Stolp - Daniel Odija and Wojciech Stefaniec
Writer Daniel Odija and artist Wojciech Stefaniec push those boundaries to their limits in imagination, in writing and in visualisation of a realty that humanity potentially faces in Stolp, the first volume of a proposed Bardo tetralogy. If the circumstances of the fictional dystopian city of Bardo are somewhat fantastical and surreal rather than conventional in terms of depiction of a pre-apocalyptic society teetering on the brink of collapse, in Stolp Odija and Stefaniec ambitiously strive to find an appropriate language that depicts the psychological impact on humanity and its response within the decline of the city of Bardo.
Once thriving, Bardo is now less of a living city and more of a mausoleum or crematorium. Here people burn from the inside out, victims of a drug known as Styx, one of a number of drugs that people are turning to which may even be the cause of the rather hallucinatory aspect of the city and what takes place there. Glowing children float down the dark claustrophobic and largely empty streets towards the sea off Suicides’ Pier, twisted bodies lie in agonised positions instantly disintegrating on the pavements with insects devouring them. The city itself is dying under a black sun and Stolp, a detective searching for lost children, is there to witness what looks to be humanity in its final throes.
It was probably inevitable. A slow corruption has developed into a rapid decline in civilisation, sport reduced to betting on the number of daily deaths, rapes and how many buildings will crumble to dust each day. There is an increase in earthquakes, clones are rebelling, animal species are dying every day and – perhaps the most significant sign of the impending extinction of humanity – children are no longer being born, the population suffering the twin curse of infertility and increasing mortality. Like every dire situation there are those who will exploit it as an opportunity to make money and consolidate power. Drugs seem to be being manufactured to help control society and even experiment with create a new kind of human being.

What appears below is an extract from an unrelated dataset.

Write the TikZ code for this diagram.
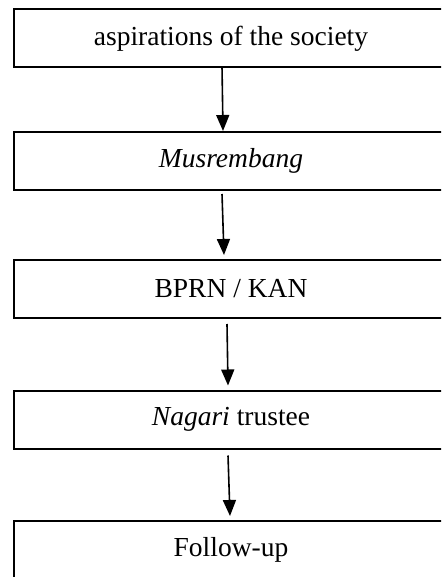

As the first part of a tetralogy Stolp is far from a standard graphical novel narrative and it’s something more than merely an illustrated story. The 144 pages of the first volume Stolp alone are dense, Daniel Odija’s poetic meditations on the condition of the city dystopia and its vanishing inhabitants draw from numerous visionary and dark visionary references, hinting at a wider malaise of civilisation. With mass consumption and degeneration of entertainment of leisure activities into increased promiscuity and drug consumption, Bardo encapsulates all the cacophony and chaos of life, one where metaphorically or otherwise, insects appear to multiplying even as humanity retreats to extinction.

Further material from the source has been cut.